Artists Jarmila Mitríková (1986) and Dávid Demjanovič (1985) have been very active at contemporary art platform. Jarmila Mitríková started to study at Academy of Fine Arts and Design in 2005 where she graduated this year. She started at Ivica Vidrová’s studio of ceramics and went on at Prof. Ivan Csudai’s studio of painting (she attended a scholarship at Academy of Fine Arts and Design in Helsinky in 2008). Dávid Demjanovič graduated this year at Academy of Fine Arts and Design at a studio of APK and Anthon Čierny’s studio of intermedia and multimedia (he attended a scholarship at Academy of Fine Arts in Zagreb in 2006 and at Newcastle University in England in 2008). Although each of them is concerned with different art forms (Demjanovič devotes himself to postconceptual art, installations, video art and performances while Mitríkova is concerned with painting, ceramics and collage), since the year 2009 they have both started creating paintings and objects using the soldering technique into plywood. They use a technique of pyrography as a reference to a folk amateur art. It is very interesting to follow in their work a contrast of an original folk craft and themes in comparison with an atractive contemporary visual language the work dispose of.
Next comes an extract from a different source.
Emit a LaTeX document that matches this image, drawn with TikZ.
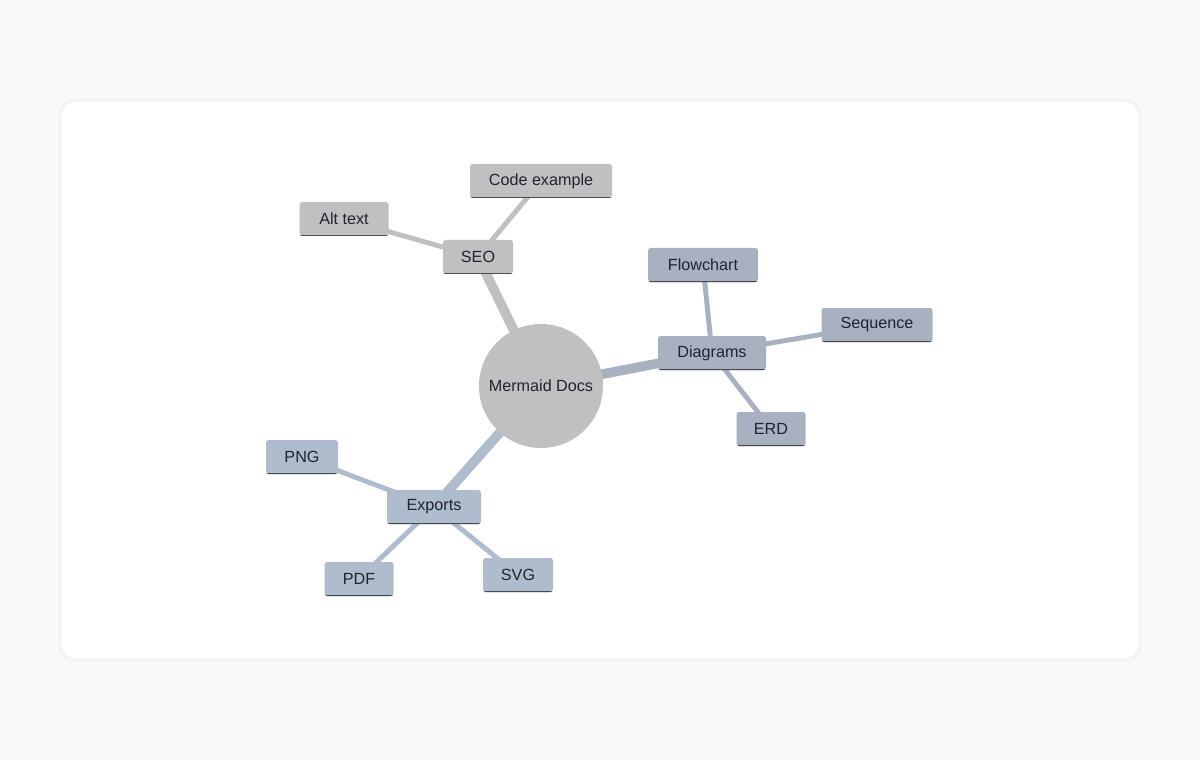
\documentclass[tikz,border=0pt]{standalone}
\usepackage{fontspec}
\setmainfont{Liberation Sans}
\usetikzlibrary{backgrounds}
\definecolor{pagebg}{HTML}{F8F9FB}
\definecolor{seogrey}{HTML}{C0C0C0}
\definecolor{diagblue}{HTML}{A9B1C1}
\definecolor{expblue}{HTML}{AEBCCD}
\definecolor{txt}{HTML}{1F2430}
\pgfdeclarelayer{edges}
\pgfsetlayers{background,edges,main}
\tikzset{
  leaf/.style={fill=#1, rounded corners=1.5pt, minimum height=34*0.02cm,
    inner xsep=0pt, text=txt, font=\fontsize{9.2}{11}\selectfont,
    path picture={\draw[line width=1.4pt, #1!40!black]
      (path picture bounding box.south west) -- (path picture bounding box.south east);}},
  trunk/.style={line width=5.5pt, #1},
  twig/.style={line width=2.8pt, #1}
}
\begin{document}
\begin{tikzpicture}[x=0.02cm, y=-0.02cm]
\begin{pgfonlayer}{background}
\fill[pagebg] (0,0) rectangle (1200,760);
\fill[black!4, rounded corners=9pt] (58,99) rectangle (1142,663);
\filldraw[white, draw=black!8, rounded corners=8pt] (61,101) rectangle (1139,659);
\end{pgfonlayer}

\node[circle, fill=seogrey, minimum size=124*0.02cm, text=txt, font=\fontsize{9.2}{11}\selectfont] (root) at (541,386) {Mermaid Docs};

% SEO branch
\node[leaf=seogrey, minimum width=70*0.02cm] (seo) at (478,257) {SEO};
\node[leaf=seogrey, minimum width=142*0.02cm] (code) at (541,181) {Code example};
\node[leaf=seogrey, minimum width=89*0.02cm] (alt) at (344,219) {Alt text};

% Diagrams branch
\node[leaf=diagblue, minimum width=108*0.02cm] (diag) at (712,353) {Diagrams};
\node[leaf=diagblue, minimum width=110*0.02cm] (flow) at (703,265) {Flowchart};
\node[leaf=diagblue, minimum width=111*0.02cm] (seq) at (877,325) {Sequence};
\node[leaf=diagblue, minimum width=69*0.02cm] (erd) at (771,429) {ERD};

% Exports branch
\node[leaf=expblue, minimum width=94*0.02cm] (exp) at (434,507) {Exports};
\node[leaf=expblue, minimum width=72*0.02cm] (png) at (302,457) {PNG};
\node[leaf=expblue, minimum width=69*0.02cm] (pdf) at (359,579) {PDF};
\node[leaf=expblue, minimum width=70*0.02cm] (svg) at (518,575) {SVG};

\begin{pgfonlayer}{edges}
\draw[trunk=seogrey] (root.center) -- (seo.center);
\draw[trunk=diagblue] (root.center) -- (diag.center);
\draw[trunk=expblue] (root.center) -- (exp.center);
\draw[twig=seogrey] (seo.center) -- (code.center);
\draw[twig=seogrey] (seo.center) -- (alt.center);
\draw[twig=diagblue] (diag.center) -- (flow.center);
\draw[twig=diagblue] (diag.center) -- (seq.center);
\draw[twig=diagblue] (diag.center) -- (erd.center);
\draw[twig=expblue] (exp.center) -- (png.center);
\draw[twig=expblue] (exp.center) -- (pdf.center);
\draw[twig=expblue] (exp.center) -- (svg.center);
\end{pgfonlayer}
\end{tikzpicture}
\end{document}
Exhibition Pyrography is an independent continuation of the first and more complex exhibition held in March this year in Kasárne Kulturpark in Košice. It is necessary to point out that it isn’t just a physical removal of a project to another place. What the Bratislava and Košice exhibitions have in common is only their name and technique used. Mitríková and Demjanovič abound with creativity and try to approach every exhibition project with new works. That’s why we can always see a movement in their work despite short time period. In the exhibition they present work created within past few months. Characteristic is a return to a large-scale paintings but also a work with an installation and objects. Unlike their older work the recent one is more complicated. They make up more complex stories, which they mystify and make us feel they are real. A main theme of the exhibited works is a mystification of national history which can appear as a reminder of different countries’ complexes but the artists also deal with the folk art theme again and an uneasy period during the Second World War. A considerable source of inspiration is also mysticism and religiosity typical of our country. They create small closed worlds and stories which much more then the previous ones use a sense of nostalgia and perception.